Contrary to the decision reached by the adjudicator, the court found in JBH’s favour and held that (i) a valid IPA could only be made on the specific date set out in the subcontract, and (ii) the IPA was one day late and therefore invalid. 

The Court of Appeal

AVB appealed the decision and was successful in overturning the interpretation of the subcontract presented by JBH. In considering the parties’ position, the court provided helpful guidance on waiver and estoppel issues, noting that such issues “regularly arise in adjudication enforcement, particularly arising out of ‘smash and grab’ adjudications”. 

Of particular interest were the arguments presented by AVB in respect of JBH’s treatment of the IPA.

The first relied on a prior event, in 2020, when the application date fell on a Sunday and the application made on a Monday was paid by JBH. AVB sought to argue that this was enough to show that JBH had somehow waived the dates in the subcontract as to when payment application was to be made. However, this was rejected by the court: “One instance of paying a late payment application is not generally sufficient to amount to a waiver.”

The second argument relied on JBH’s treatment of the IPA between March and November 2022. However, disagreeing with the first judge, the Court of Appeal commented that the necessary ingredients for an estoppel had been made out. Specifically, that (i) no attempt was made by JBH to reserve the position in respect of validity; and (ii) throughout the period between March and November 2021, both parties were operating on the basis that the IPA was a valid application. If, at any point prior to that time, JBH had indicated that it considered the payment application to have been served one day late, AVB could have taken the necessary steps to resolve that debate by repeating the claim for the next monthly cycle. Accordingly, JBH had unequivocally represented that the payment application was valid.


This appears to be the first Court of Appeal decision in which waiver and estoppel arguments in relation to payment applications or payment notices have been considered. The guidance given by the decision is particularly welcome given, as the court acknowledged, the frequency with which such arguments arise in “smash and grab” disputes.

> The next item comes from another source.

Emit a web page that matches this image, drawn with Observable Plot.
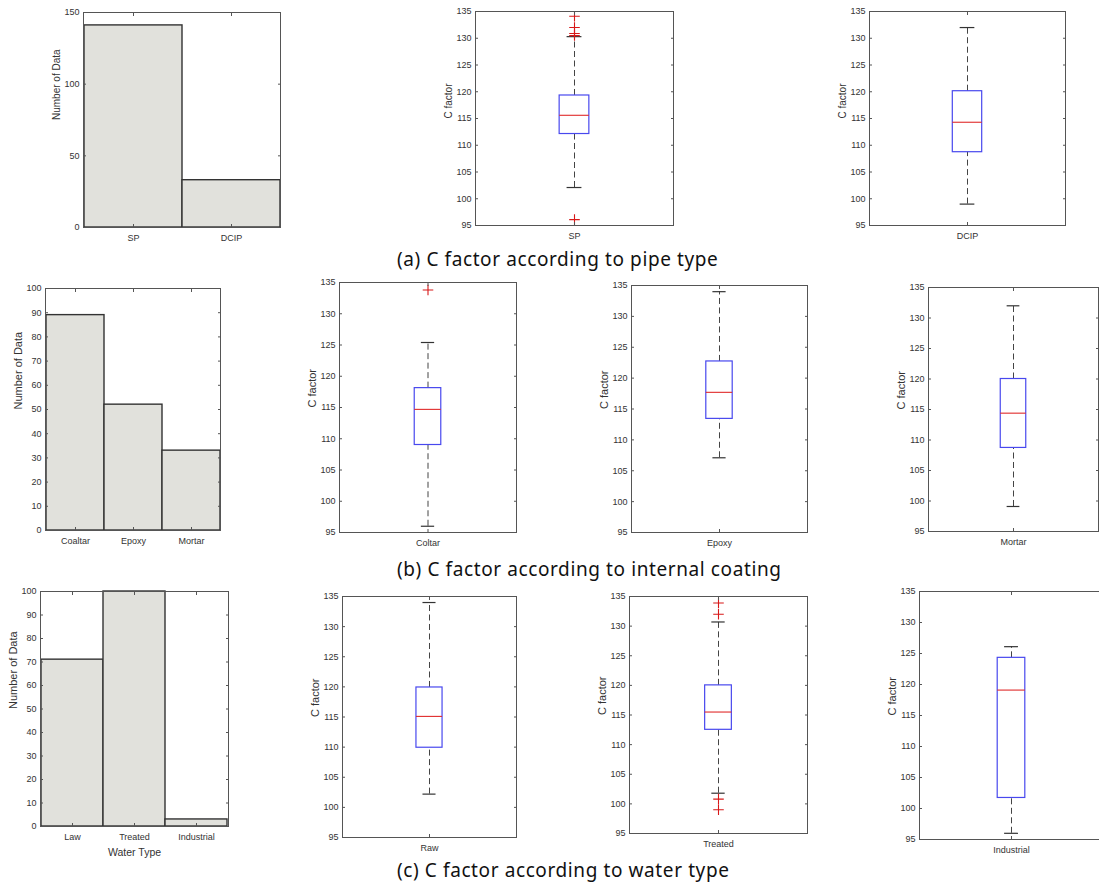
<!DOCTYPE html>
<html><head><meta charset="utf-8">
<script src="https://cdn.jsdelivr.net/npm/d3@7"></script>
<script src="https://cdn.jsdelivr.net/npm/@observablehq/plot@0.6"></script>
<style>
html,body{margin:0;padding:0;background:#fff}
body{width:1099px;height:884px;overflow:hidden;position:relative}
.panel{position:absolute}
.panel svg{max-width:none !important;display:block}
.cap{position:absolute;font-family:"Noto Sans",sans-serif;font-size:19px;line-height:19px;letter-spacing:0.6px;color:#111;white-space:nowrap}
</style></head><body>
<script>
// ---------- data ----------
const pipeTypes = ["SP", "DCIP"];
const pipeCounts = [141, 33];
const coatingTypes = ["Coaltar", "Epoxy", "Mortar"];
const coatingCounts = [89, 52, 33];
const waterTypes = ["Law", "Treated", "Industrial"];
const waterCounts = [71, 100, 3];

const histTicksPipe = [0, 50, 100, 150];
const histTicksHundred = [0, 10, 20, 30, 40, 50, 60, 70, 80, 90, 100];
const boxTicks = [95, 100, 105, 110, 115, 120, 125, 130, 135];

const boxNames  = ["SP", "DCIP", "Coltar", "Epoxy", "Mortar", "Raw", "Treated", "Industrial"];
const boxLow    = [102.1,  99.0,  96.0, 107.1,  99.1, 102.2, 101.8,  96.0];
const boxQ1     = [112.1, 108.7, 109.0, 113.4, 108.7, 109.9, 112.5, 101.7];
const boxMedian = [115.6, 114.3, 114.7, 117.7, 114.4, 115.1, 115.5, 119.1];
const boxQ3     = [119.3, 120.1, 118.1, 122.7, 120.0, 119.9, 120.0, 124.3];
const boxHigh   = [130.3, 132.0, 125.4, 134.0, 132.0, 134.0, 130.7, 126.1];

const outlierGroup = ["SP", "SP", "SP", "SP", "SP", "Coltar", "Treated", "Treated", "Treated", "Treated"];
const outlierValue = [134.1, 132.0, 130.9, 130.5, 96.1, 133.8, 133.9, 132.0, 100.8, 99.0];

const captions = ["(a) C factor according to pipe type",
                  "(b) C factor according to internal coating",
                  "(c) C factor according to water type"];

// ---------- layout ----------
const FONT = '"Liberation Sans", Arial, Helvetica, sans-serif';
const ML = 45, MR = 8, MT = 8, MB = 36;

function place(svg, x0, y0) {
  const div = document.createElement("div");
  div.className = "panel";
  div.style.left = (x0 - ML) + "px";
  div.style.top = (y0 - MT) + "px";
  div.style.width = svg.getAttribute("width") + "px";
  div.appendChild(svg);
  document.body.appendChild(div);
}

function histPanel(cats, counts, yMax, yTicks, frame, tickFont, labelFont, xLabel) {
  const [x0, y0, x1, y1] = frame;
  const rows = cats.map((c, i) => ({cat: c, n: counts[i]}));
  const svg = Plot.plot({
    width: x1 - x0 + ML + MR, height: y1 - y0 + MT + MB,
    marginLeft: ML, marginRight: MR, marginTop: MT, marginBottom: MB,
    style: {fontFamily: FONT, fontSize: tickFont + "px", color: "#333", background: "transparent", overflow: "visible"},
    x: {type: "band", domain: cats, padding: 0},
    y: {domain: [0, yMax]},
    marks: [
      Plot.barY(rows, {x: "cat", y: "n", fill: "#e1e1dc", stroke: "#333", strokeWidth: 1.4}),
      Plot.frame({stroke: "#555"}),
      Plot.axisY({ticks: yTicks, tickSize: -3, tickPadding: 7, label: null, stroke: "#555"}),
      Plot.axisY({anchor: "right", ticks: yTicks, tickSize: -3, tickFormat: () => "", label: null, stroke: "#555"}),
      Plot.axisX({tickSize: -3, tickPadding: 10, label: null, stroke: "#555"}),
      Plot.axisX({anchor: "top", tickSize: -3, tickFormat: () => "", label: null, stroke: "#555"}),
      Plot.text(["Number of Data"], {text: d => d, frameAnchor: "left", rotate: -90, dx: -31, lineAnchor: "top", fontSize: labelFont, fill: "#333"}),
      xLabel ? Plot.text([xLabel], {text: d => d, frameAnchor: "bottom", dy: 22, lineAnchor: "top", fontSize: 10.5, fill: "#333"}) : null
    ]
  });
  place(svg, x0, y0);
}

function boxPanel(i, frame, tickFont, labelFont) {
  const [x0, y0, x1, y1] = frame;
  const name = boxNames[i];
  const row = [{name, low: boxLow[i], q1: boxQ1[i], med: boxMedian[i], q3: boxQ3[i], high: boxHigh[i]}];
  const outs = outlierGroup.map((g, j) => ({g, v: outlierValue[j]})).filter(d => d.g === name);
  const fw = x1 - x0;
  const boxIn = fw * 0.425, capIn = fw * 0.4625;
  const svg = Plot.plot({
    width: fw + ML + MR, height: y1 - y0 + MT + MB,
    marginLeft: ML, marginRight: MR, marginTop: MT, marginBottom: MB,
    style: {fontFamily: FONT, fontSize: tickFont + "px", color: "#333", background: "transparent", overflow: "visible"},
    x: {type: "band", domain: [name], padding: 0},
    y: {domain: [95, 135]},
    marks: [
      Plot.ruleX(row, {x: "name", y1: "q3", y2: "high", stroke: "#444", strokeDasharray: "6,3.5"}),
      Plot.ruleX(row, {x: "name", y1: "low", y2: "q1", stroke: "#444", strokeDasharray: "6,3.5"}),
      Plot.tickY(row, {x: "name", y: "high", insetLeft: capIn, insetRight: capIn, stroke: "#333", strokeWidth: 1.2}),
      Plot.tickY(row, {x: "name", y: "low", insetLeft: capIn, insetRight: capIn, stroke: "#333", strokeWidth: 1.2}),
      Plot.barY(row, {x: "name", y1: "q1", y2: "q3", fill: "none", stroke: "#4848ee", strokeWidth: 1.2, insetLeft: boxIn, insetRight: boxIn}),
      Plot.tickY(row, {x: "name", y: "med", stroke: "#e02a2a", strokeWidth: 1.1, insetLeft: boxIn, insetRight: boxIn}),
      Plot.dot(outs, {x: "g", y: "v", symbol: "plus", stroke: "#d81818", r: 3.5, strokeWidth: 1.1}),
      Plot.frame({stroke: "#555"}),
      Plot.axisY({ticks: boxTicks, tickSize: -3, tickPadding: 7, label: null, stroke: "#555"}),
      Plot.axisY({anchor: "right", ticks: boxTicks, tickSize: -3, tickFormat: () => "", label: null, stroke: "#555"}),
      Plot.axisX({tickSize: -3, tickPadding: 10, label: null, stroke: "#555"}),
      Plot.axisX({anchor: "top", tickSize: -3, tickFormat: () => "", label: null, stroke: "#555"}),
      Plot.text(["C factor"], {text: d => d, frameAnchor: "left", rotate: -90, dx: -31, lineAnchor: "top", fontSize: labelFont, fill: "#333"})
    ]
  });
  place(svg, x0, y0);
}

// row (a)
histPanel(pipeTypes, pipeCounts, 150, histTicksPipe, [83, 12, 280, 227], 9, 10, null);
boxPanel(0, [475, 11, 673, 225], 9, 10);
boxPanel(1, [869, 11, 1065, 225], 9, 10);
// row (b)
histPanel(coatingTypes, coatingCounts, 100, histTicksHundred, [45, 288, 220, 530], 9, 11, null);
boxPanel(2, [339, 282, 516, 532], 9, 11);
boxPanel(3, [631, 285, 807, 532], 9, 11);
boxPanel(4, [928, 287, 1098, 531], 9, 11);
// row (c)
histPanel(waterTypes, waterCounts, 100, histTicksHundred, [40, 591, 228, 826], 9, 11, "Water Type");
boxPanel(5, [342, 596, 516, 837], 9, 11);
boxPanel(6, [629, 596, 807, 833], 9, 11);
boxPanel(7, [919, 591, 1103, 839], 9, 11);

// captions
const capTops = [250, 560, 861];
captions.forEach((t, i) => {
  const d = document.createElement("div");
  d.className = "cap";
  d.style.left = "397px";
  d.style.top = capTops[i] + "px";
  d.textContent = t;
  document.body.appendChild(d);
});
</script>
</body></html>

However, first and foremost, the case is a useful reminder for paying parties to raise any potential issues with respect to the validity of interim payment applications or payment notices received from their supply chain at the outset or to expressly reserve their position where there is any doubt as to questions of validity.

If not, as the commentary provided by the Court of Appeal suggests, a paying party may be prevented from running perfectly good arguments later and find itself on the wrong side of an undesirable adjudication decision or judgment.